My family was part of a religion that really emphasized the importance of the Christ part in Christmas. There were programs and videos and expectations. I have probably watched some variation of the Nativity scene over 20 times. If I was especially unlucky, I saw the same video of the nativity scene multiple times in a row in one year. 

Most families in our religion seemed good at this aspect in their lives. Christmas was entirely about Jesus’s birthday. Assuming Jesus was actually born on the 25th, which I don’t believe he was. 

The thing is, there’s nothing wrong with that way of celebrating. There’s nothing wrong with any way of celebrating or even not celebrating. But I still felt like I was doing it wrong. As a child I cared about the presents more than doing service, I hated watching the Nativity videos, I dreaded Christmas Sunday, and disliked the religious Christmas songs we had to sing. None of that was acceptable.

My church taught that the secular form of celebrating was allowed, as long as you emphasized on the religious version more. I always felt as a family and as an individual, the balance was off, and for that, I was a bad person. 

However, this year marks the first year that I no longer have to celebrate Christmas in a religious manner. When my family went through a faith transition, there were a lot of things we didn’t expect to be different. Christmas was one of the things I didn’t even consider. As the holiday season approaches though, it has occurred to me that my position as a celebrator has completely shifted. 

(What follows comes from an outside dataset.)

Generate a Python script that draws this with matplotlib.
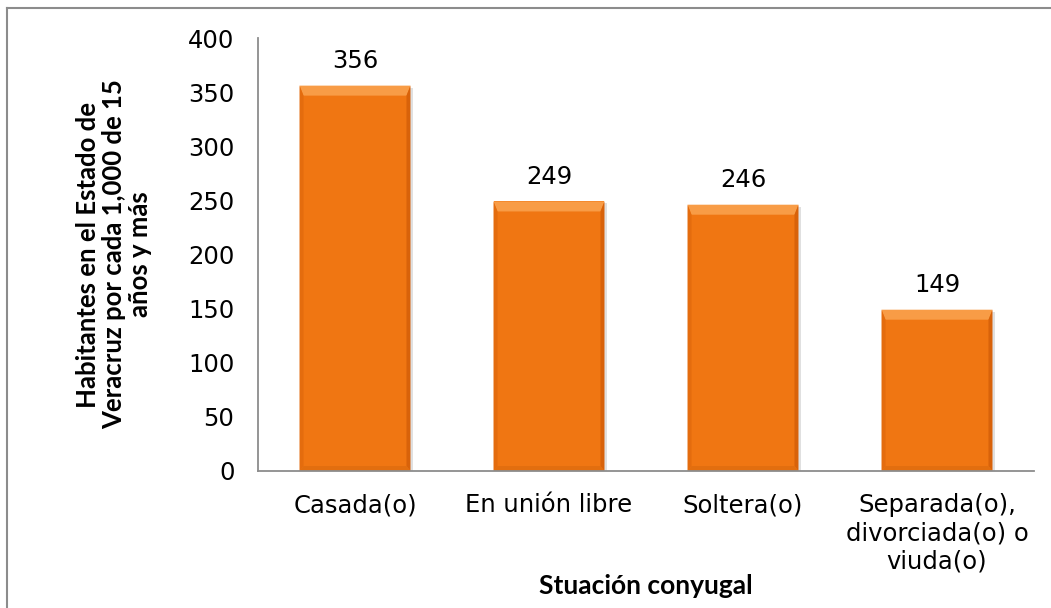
import matplotlib
matplotlib.use("Agg")
import matplotlib.pyplot as plt
from matplotlib.patches import Polygon, Rectangle
from matplotlib.lines import Line2D
from matplotlib.transforms import IdentityTransform

categories = ["Casada(o)", "En unión libre", "Soltera(o)",
              "Separada(o),\ndivorciada(o) o\nviuda(o)"]
values = [356, 249, 246, 149]
y_ticks = [0, 50, 100, 150, 200, 250, 300, 350, 400]
y_label = "Habitantes en el Estado de\nVeracruz por cada 1,000 de 15\naños y más"
x_label = "Stuación conyugal"

W, H = 1051, 608
fig = plt.figure(figsize=(W / 100, H / 100), dpi=100)
fig.patch.set_facecolor("white")
ax = fig.add_axes([258 / W, 137 / H, 776 / W, 433 / H])

main = "#F07612"
x = list(range(len(categories)))
bars = ax.bar(x, values, width=0.572, color=main, edgecolor="none", zorder=2)
ax.set_xlim(-0.5, len(categories) - 0.5)
ax.set_ylim(0, 400)
ax.set_yticks(y_ticks)
ax.set_xticks(x)
ax.set_xticklabels(categories, fontsize=17.5, family="DejaVu Sans", linespacing=1.22)
ax.set_yticklabels([str(v) for v in y_ticks], fontsize=17.5, family="DejaVu Sans")
ax.tick_params(axis="y", length=0, pad=17)
ax.tick_params(axis="x", length=0, pad=16)
for s in ["top", "right"]:
    ax.spines[s].set_visible(False)
for s in ["left", "bottom"]:
    ax.spines[s].set_color("#8c8c8c")
    ax.spines[s].set_linewidth(1.3)
    ax.spines[s].set_zorder(3)

ax.set_ylabel(y_label, fontsize=18.5, fontweight="bold", family="Lato",
              linespacing=1.1, labelpad=26)
fig.text((258 + 776 / 2) / W, 1 - 586 / H, x_label, fontsize=19,
         fontweight="bold", family="Lato", ha="center", va="center")

for b, v in zip(bars, values):
    ax.annotate(str(v), (b.get_x() + b.get_width() / 2, v), xytext=(0, 9),
                textcoords="offset points", ha="center", va="bottom",
                fontsize=17.5, family="DejaVu Sans")

# bevel effect drawn in display pixels from each bar's own geometry
fig.canvas.draw()
for b in bars:
    (x0, y0), (x1, y1) = ax.transData.transform(
        [(b.get_x(), 0), (b.get_x() + b.get_width(), b.get_height())])
    bt, bs, bb = 10, 4, 5
    shadow = Rectangle((x0 + 2, y0), x1 - x0 + 1, y1 - y0 - 2,
                       transform=IdentityTransform(), facecolor="#9a9a9a",
                       alpha=0.3, edgecolor="none", zorder=1.5)
    shadow.set_clip_on(False)
    ax.add_artist(shadow)
    polys = [
        ([(x0, y1), (x1, y1), (x1 - bs, y1 - bt), (x0 + bs, y1 - bt)], "#F89C46"),
        ([(x0, y1), (x0 + bs, y1 - bt), (x0 + bs, y0 + bb), (x0, y0)], "#E46C0E"),
        ([(x1, y1), (x1 - bs, y1 - bt), (x1 - bs, y0 + bb), (x1, y0)], "#D8620A"),
        ([(x0, y0), (x1, y0), (x1 - bs, y0 + bb), (x0 + bs, y0 + bb)], "#E26E0F"),
    ]
    for pts, c in polys:
        p = Polygon(pts, closed=True, transform=IdentityTransform(),
                    facecolor=c, edgecolor="none", zorder=2.5)
        p.set_clip_on(False)
        ax.add_artist(p)

# outer chart frame
fig.add_artist(Line2D([7 / W, 1.01], [1 - 8 / H, 1 - 8 / H],
                      transform=fig.transFigure, color="#8c8c8c", lw=1.5))
fig.add_artist(Line2D([7 / W, 7 / W], [-0.01, 1 - 8 / H],
                      transform=fig.transFigure, color="#8c8c8c", lw=1.5))

fig.savefig("out.png", dpi=100)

I don’t believe in Santa or Jesus anymore, so what does that leave me with? Well, I’ve decided that leaves me with whatever I want. As much as I wished for it as a child, I still don’t believe Christmas should be all about the gifts. Or at least just receiving them. And I don’t think I need to be a good person for the sake of exaltation. Instead I want this Christmas to be about reexamination. About my place in the world. 

And that means I’ll spend time with my family, and I’ll try to serve others, and I’ll be grateful for the year we just finished. I’m also planning on eating a whole bunch of cranberry coffee cake which is a family tradition I don’t ever plan on leaving behind. 

I guess it turns out that not much has changed at all. I still get to celebrate Christmas in similar ways, but finally, it’s because it’s my choice. It has become the definition that I chose and not one that was put on me. 

So Merry Christmas to a guilt-free me!